Leave out the pictures and reproduce all of the data exactly.

### DATA SHOWN
· · · ·

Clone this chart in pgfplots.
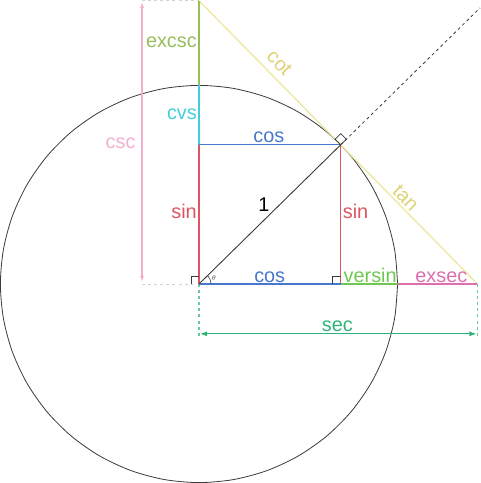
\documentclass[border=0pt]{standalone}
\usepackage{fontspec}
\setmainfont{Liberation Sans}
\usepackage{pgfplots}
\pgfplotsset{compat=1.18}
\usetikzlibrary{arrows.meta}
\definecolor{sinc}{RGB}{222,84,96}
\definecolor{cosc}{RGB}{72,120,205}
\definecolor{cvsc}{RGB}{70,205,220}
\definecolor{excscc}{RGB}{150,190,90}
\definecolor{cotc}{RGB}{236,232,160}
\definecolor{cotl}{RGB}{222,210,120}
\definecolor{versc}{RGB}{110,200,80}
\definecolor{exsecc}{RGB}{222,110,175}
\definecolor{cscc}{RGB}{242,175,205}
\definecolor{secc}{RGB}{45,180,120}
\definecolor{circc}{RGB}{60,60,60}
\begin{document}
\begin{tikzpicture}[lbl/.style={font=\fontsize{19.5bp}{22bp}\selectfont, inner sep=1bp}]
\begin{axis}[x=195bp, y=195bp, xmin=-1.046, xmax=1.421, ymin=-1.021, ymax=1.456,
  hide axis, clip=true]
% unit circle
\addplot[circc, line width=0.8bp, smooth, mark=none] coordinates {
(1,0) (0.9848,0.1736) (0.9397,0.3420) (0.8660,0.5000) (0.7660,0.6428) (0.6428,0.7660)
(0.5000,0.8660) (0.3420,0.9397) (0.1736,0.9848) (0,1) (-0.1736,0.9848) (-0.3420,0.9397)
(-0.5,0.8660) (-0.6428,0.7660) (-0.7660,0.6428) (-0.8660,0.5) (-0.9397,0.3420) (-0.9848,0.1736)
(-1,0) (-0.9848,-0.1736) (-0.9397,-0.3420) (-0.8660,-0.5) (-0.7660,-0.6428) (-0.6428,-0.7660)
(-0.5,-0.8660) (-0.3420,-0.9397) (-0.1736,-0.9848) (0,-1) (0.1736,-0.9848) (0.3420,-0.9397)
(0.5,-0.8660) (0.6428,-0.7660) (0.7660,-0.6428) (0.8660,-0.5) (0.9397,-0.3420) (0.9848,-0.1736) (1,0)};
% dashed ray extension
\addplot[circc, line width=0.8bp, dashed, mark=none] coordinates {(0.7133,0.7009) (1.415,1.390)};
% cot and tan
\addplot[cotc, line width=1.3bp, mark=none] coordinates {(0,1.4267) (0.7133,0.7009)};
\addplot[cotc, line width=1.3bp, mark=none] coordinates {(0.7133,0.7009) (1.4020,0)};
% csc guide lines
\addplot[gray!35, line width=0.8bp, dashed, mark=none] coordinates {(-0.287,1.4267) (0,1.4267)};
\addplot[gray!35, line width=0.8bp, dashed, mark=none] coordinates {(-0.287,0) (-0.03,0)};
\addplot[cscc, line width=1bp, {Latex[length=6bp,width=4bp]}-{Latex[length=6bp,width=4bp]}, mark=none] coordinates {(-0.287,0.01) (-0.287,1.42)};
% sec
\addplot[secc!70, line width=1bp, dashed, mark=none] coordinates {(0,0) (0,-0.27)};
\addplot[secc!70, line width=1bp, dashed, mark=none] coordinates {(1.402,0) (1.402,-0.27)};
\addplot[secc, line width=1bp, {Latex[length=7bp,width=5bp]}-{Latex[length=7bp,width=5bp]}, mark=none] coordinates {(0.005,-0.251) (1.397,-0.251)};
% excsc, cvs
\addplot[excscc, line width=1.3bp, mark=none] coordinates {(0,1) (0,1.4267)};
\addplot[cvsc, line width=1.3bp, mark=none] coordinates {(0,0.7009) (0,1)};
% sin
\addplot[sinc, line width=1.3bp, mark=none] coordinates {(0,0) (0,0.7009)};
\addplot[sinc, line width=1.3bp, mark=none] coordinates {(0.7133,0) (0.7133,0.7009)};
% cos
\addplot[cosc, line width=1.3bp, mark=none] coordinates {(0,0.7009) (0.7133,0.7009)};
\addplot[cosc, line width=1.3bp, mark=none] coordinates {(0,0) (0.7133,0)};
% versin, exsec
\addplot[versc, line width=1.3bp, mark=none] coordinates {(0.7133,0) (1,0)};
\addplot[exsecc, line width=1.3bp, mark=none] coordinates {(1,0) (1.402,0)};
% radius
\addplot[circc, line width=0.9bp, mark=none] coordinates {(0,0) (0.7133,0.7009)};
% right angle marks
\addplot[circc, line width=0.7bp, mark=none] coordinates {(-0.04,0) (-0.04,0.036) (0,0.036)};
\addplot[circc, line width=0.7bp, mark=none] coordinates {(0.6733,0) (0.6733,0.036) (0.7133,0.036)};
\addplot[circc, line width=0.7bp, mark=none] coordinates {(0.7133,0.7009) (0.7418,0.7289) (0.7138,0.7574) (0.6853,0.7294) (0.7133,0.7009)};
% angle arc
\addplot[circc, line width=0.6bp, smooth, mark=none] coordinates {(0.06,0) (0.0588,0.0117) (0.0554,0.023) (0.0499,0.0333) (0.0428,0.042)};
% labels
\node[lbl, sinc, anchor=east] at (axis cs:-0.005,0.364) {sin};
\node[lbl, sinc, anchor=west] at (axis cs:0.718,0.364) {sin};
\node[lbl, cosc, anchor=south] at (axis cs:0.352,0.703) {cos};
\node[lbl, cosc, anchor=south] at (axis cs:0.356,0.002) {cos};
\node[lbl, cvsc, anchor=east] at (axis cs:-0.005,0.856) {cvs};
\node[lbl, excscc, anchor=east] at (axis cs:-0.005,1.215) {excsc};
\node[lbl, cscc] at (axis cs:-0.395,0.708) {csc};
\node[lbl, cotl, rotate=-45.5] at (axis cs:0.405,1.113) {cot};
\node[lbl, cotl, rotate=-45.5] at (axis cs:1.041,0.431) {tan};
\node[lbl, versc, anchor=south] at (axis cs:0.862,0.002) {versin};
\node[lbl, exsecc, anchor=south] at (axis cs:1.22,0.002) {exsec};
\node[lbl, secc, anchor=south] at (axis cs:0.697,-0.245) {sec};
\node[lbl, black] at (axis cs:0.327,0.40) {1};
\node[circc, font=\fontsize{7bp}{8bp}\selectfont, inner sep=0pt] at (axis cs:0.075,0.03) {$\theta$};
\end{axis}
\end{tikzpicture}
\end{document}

· · · ·

### SOLVED PROBLEM
Clone this chart in pgfplots.
\documentclass[border=0pt]{standalone}
\usepackage{fontspec}
\setmainfont{Liberation Sans}
\usepackage{pgfplots}
\pgfplotsset{compat=1.18}
\usetikzlibrary{arrows.meta}
\definecolor{sinc}{RGB}{222,84,96}
\definecolor{cosc}{RGB}{72,120,205}
\definecolor{cvsc}{RGB}{70,205,220}
\definecolor{excscc}{RGB}{150,190,90}
\definecolor{cotc}{RGB}{236,232,160}
\definecolor{cotl}{RGB}{222,210,120}
\definecolor{versc}{RGB}{110,200,80}
\definecolor{exsecc}{RGB}{222,110,175}
\definecolor{cscc}{RGB}{242,175,205}
\definecolor{secc}{RGB}{45,180,120}
\definecolor{circc}{RGB}{60,60,60}
\begin{document}
\begin{tikzpicture}[lbl/.style={font=\fontsize{19.5bp}{22bp}\selectfont, inner sep=1bp}]
\begin{axis}[x=195bp, y=195bp, xmin=-1.046, xmax=1.421, ymin=-1.021, ymax=1.456,
  hide axis, clip=true]
% unit circle
\addplot[circc, line width=0.8bp, smooth, mark=none] coordinates {
(1,0) (0.9848,0.1736) (0.9397,0.3420) (0.8660,0.5000) (0.7660,0.6428) (0.6428,0.7660)
(0.5000,0.8660) (0.3420,0.9397) (0.1736,0.9848) (0,1) (-0.1736,0.9848) (-0.3420,0.9397)
(-0.5,0.8660) (-0.6428,0.7660) (-0.7660,0.6428) (-0.8660,0.5) (-0.9397,0.3420) (-0.9848,0.1736)
(-1,0) (-0.9848,-0.1736) (-0.9397,-0.3420) (-0.8660,-0.5) (-0.7660,-0.6428) (-0.6428,-0.7660)
(-0.5,-0.8660) (-0.3420,-0.9397) (-0.1736,-0.9848) (0,-1) (0.1736,-0.9848) (0.3420,-0.9397)
(0.5,-0.8660) (0.6428,-0.7660) (0.7660,-0.6428) (0.8660,-0.5) (0.9397,-0.3420) (0.9848,-0.1736) (1,0)};
% dashed ray extension
\addplot[circc, line width=0.8bp, dashed, mark=none] coordinates {(0.7133,0.7009) (1.415,1.390)};
% cot and tan
\addplot[cotc, line width=1.3bp, mark=none] coordinates {(0,1.4267) (0.7133,0.7009)};
\addplot[cotc, line width=1.3bp, mark=none] coordinates {(0.7133,0.7009) (1.4020,0)};
% csc guide lines
\addplot[gray!35, line width=0.8bp, dashed, mark=none] coordinates {(-0.287,1.4267) (0,1.4267)};
\addplot[gray!35, line width=0.8bp, dashed, mark=none] coordinates {(-0.287,0) (-0.03,0)};
\addplot[cscc, line width=1bp, {Latex[length=6bp,width=4bp]}-{Latex[length=6bp,width=4bp]}, mark=none] coordinates {(-0.287,0.01) (-0.287,1.42)};
% sec
\addplot[secc!70, line width=1bp, dashed, mark=none] coordinates {(0,0) (0,-0.27)};
\addplot[secc!70, line width=1bp, dashed, mark=none] coordinates {(1.402,0) (1.402,-0.27)};
\addplot[secc, line width=1bp, {Latex[length=7bp,width=5bp]}-{Latex[length=7bp,width=5bp]}, mark=none] coordinates {(0.005,-0.251) (1.397,-0.251)};
% excsc, cvs
\addplot[excscc, line width=1.3bp, mark=none] coordinates {(0,1) (0,1.4267)};
\addplot[cvsc, line width=1.3bp, mark=none] coordinates {(0,0.7009) (0,1)};
% sin
\addplot[sinc, line width=1.3bp, mark=none] coordinates {(0,0) (0,0.7009)};
\addplot[sinc, line width=1.3bp, mark=none] coordinates {(0.7133,0) (0.7133,0.7009)};
% cos
\addplot[cosc, line width=1.3bp, mark=none] coordinates {(0,0.7009) (0.7133,0.7009)};
\addplot[cosc, line width=1.3bp, mark=none] coordinates {(0,0) (0.7133,0)};
% versin, exsec
\addplot[versc, line width=1.3bp, mark=none] coordinates {(0.7133,0) (1,0)};
\addplot[exsecc, line width=1.3bp, mark=none] coordinates {(1,0) (1.402,0)};
% radius
\addplot[circc, line width=0.9bp, mark=none] coordinates {(0,0) (0.7133,0.7009)};
% right angle marks
\addplot[circc, line width=0.7bp, mark=none] coordinates {(-0.04,0) (-0.04,0.036) (0,0.036)};
\addplot[circc, line width=0.7bp, mark=none] coordinates {(0.6733,0) (0.6733,0.036) (0.7133,0.036)};
\addplot[circc, line width=0.7bp, mark=none] coordinates {(0.7133,0.7009) (0.7418,0.7289) (0.7138,0.7574) (0.6853,0.7294) (0.7133,0.7009)};
% angle arc
\addplot[circc, line width=0.6bp, smooth, mark=none] coordinates {(0.06,0) (0.0588,0.0117) (0.0554,0.023) (0.0499,0.0333) (0.0428,0.042)};
% labels
\node[lbl, sinc, anchor=east] at (axis cs:-0.005,0.364) {sin};
\node[lbl, sinc, anchor=west] at (axis cs:0.718,0.364) {sin};
\node[lbl, cosc, anchor=south] at (axis cs:0.352,0.703) {cos};
\node[lbl, cosc, anchor=south] at (axis cs:0.356,0.002) {cos};
\node[lbl, cvsc, anchor=east] at (axis cs:-0.005,0.856) {cvs};
\node[lbl, excscc, anchor=east] at (axis cs:-0.005,1.215) {excsc};
\node[lbl, cscc] at (axis cs:-0.395,0.708) {csc};
\node[lbl, cotl, rotate=-45.5] at (axis cs:0.405,1.113) {cot};
\node[lbl, cotl, rotate=-45.5] at (axis cs:1.041,0.431) {tan};
\node[lbl, versc, anchor=south] at (axis cs:0.862,0.002) {versin};
\node[lbl, exsecc, anchor=south] at (axis cs:1.22,0.002) {exsec};
\node[lbl, secc, anchor=south] at (axis cs:0.697,-0.245) {sec};
\node[lbl, black] at (axis cs:0.327,0.40) {1};
\node[circc, font=\fontsize{7bp}{8bp}\selectfont, inner sep=0pt] at (axis cs:0.075,0.03) {$\theta$};
\end{axis}
\end{tikzpicture}
\end{document}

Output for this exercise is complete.